### Supplied data
☆ ☆ ☆ ☆ ☆ ☆ ☆
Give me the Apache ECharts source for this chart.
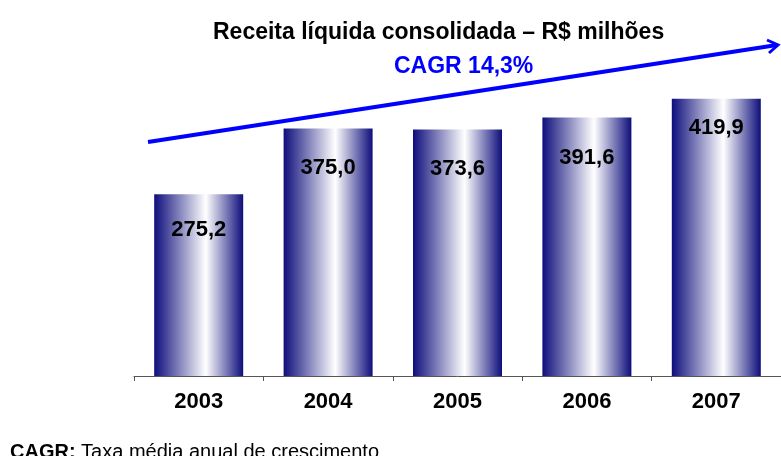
<!DOCTYPE html>
<html>
<head>
<meta charset="utf-8">
<script src="https://cdn.jsdelivr.net/npm/echarts@6/dist/echarts.min.js"></script>
<style>
  html, body { margin: 0; padding: 0; background: #fff; }
  #main { width: 781px; height: 456px; }
</style>
</head>
<body>
<div id="main"></div>
<script type="text/javascript">
// dados do gráfico
var anos = ['2003', '2004', '2005', '2006', '2007'];
var receita = [275.2, 375.0, 373.6, 391.6, 419.9];
var rotulos = ['275,2', '375,0', '373,6', '391,6', '419,9'];
var distRotulo = [25, 28, 29, 29, 18];

var fonte = 'Liberation Sans, Arial, sans-serif';
var myChart = echarts.init(document.getElementById('main'));

// gradiente horizontal das barras (azul escuro -> branco -> azul escuro)
var gradiente = new echarts.graphic.LinearGradient(0, 0, 1, 0, [
    { offset: 0, color: '#0e0e7c' },
    { offset: 0.58, color: '#ffffff' },
    { offset: 1, color: '#0e0e7c' }
]);

var dados = receita.map(function (v, i) {
    return {
        value: v,
        label: { distance: distRotulo[i], formatter: rotulos[i] }
    };
});

var option = {
    backgroundColor: '#ffffff',
    animation: false,
    title: {
        text: 'Receita líquida consolidada – R$ milhões',
        left: 208,
        top: 16,
        textStyle: { color: '#000', fontSize: 23, fontWeight: 'bold', fontFamily: fonte }
    },
    grid: { left: 134, right: -10, top: 46, bottom: 80 },
    xAxis: {
        type: 'category',
        data: anos,
        axisLine: { lineStyle: { color: '#555', width: 1 } },
        axisTick: { show: true, length: 5, lineStyle: { color: '#555' } },
        axisLabel: { color: '#000', fontSize: 22, fontWeight: 'bold', fontFamily: fonte, margin: 15 }
    },
    yAxis: {
        type: 'value',
        min: 0,
        max: 500,
        show: false,
        splitLine: { show: false }
    },
    series: [
        {
            name: 'Receita',
            type: 'bar',
            data: dados,
            barWidth: 89,
            itemStyle: { color: gradiente },
            label: {
                show: true,
                position: 'insideTop',
                color: '#000',
                fontSize: 22,
                fontWeight: 'bold',
                fontFamily: fonte
            }
        }
    ],
    graphic: [
        {
            type: 'line',
            shape: { x1: 148, y1: 142, x2: 777, y2: 45 },
            style: { stroke: '#0000ff', lineWidth: 4 }
        },
        {
            type: 'polyline',
            shape: { points: [[767, 40], [778, 45], [769, 53]] },
            style: { stroke: '#0000ff', lineWidth: 3, fill: null }
        },
        {
            type: 'text',
            left: 394,
            top: 55,
            style: {
                text: 'CAGR 14,3%',
                fill: '#0000ff',
                font: 'bold 23px ' + fonte
            }
        },
        {
            type: 'text',
            left: 10,
            top: 442,
            style: {
                text: '{b|CAGR:} Taxa média anual de crescimento',
                fill: '#000',
                font: '20px ' + fonte,
                rich: {
                    b: { fontWeight: 'bold', fontSize: 20, fontFamily: fonte, fill: '#000' }
                }
            }
        }
    ]
};

myChart.setOption(option);
</script>
</body>
</html>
☆ ☆ ☆ ☆ ☆ ☆ ☆
### Your objective
From the opening line of the listing above through the line bearing "var myChart = echarts.init(document.getElementById('main'));", repeat each line exactly. Drop every picture.

### Full response
Give me the Apache ECharts source for this chart.
<!DOCTYPE html>
<html>
<head>
<meta charset="utf-8">
<script src="https://cdn.jsdelivr.net/npm/echarts@6/dist/echarts.min.js"></script>
<style>
  html, body { margin: 0; padding: 0; background: #fff; }
  #main { width: 781px; height: 456px; }
</style>
</head>
<body>
<div id="main"></div>
<script type="text/javascript">
// dados do gráfico
var anos = ['2003', '2004', '2005', '2006', '2007'];
var receita = [275.2, 375.0, 373.6, 391.6, 419.9];
var rotulos = ['275,2', '375,0', '373,6', '391,6', '419,9'];
var distRotulo = [25, 28, 29, 29, 18];

var fonte = 'Liberation Sans, Arial, sans-serif';
var myChart = echarts.init(document.getElementById('main'));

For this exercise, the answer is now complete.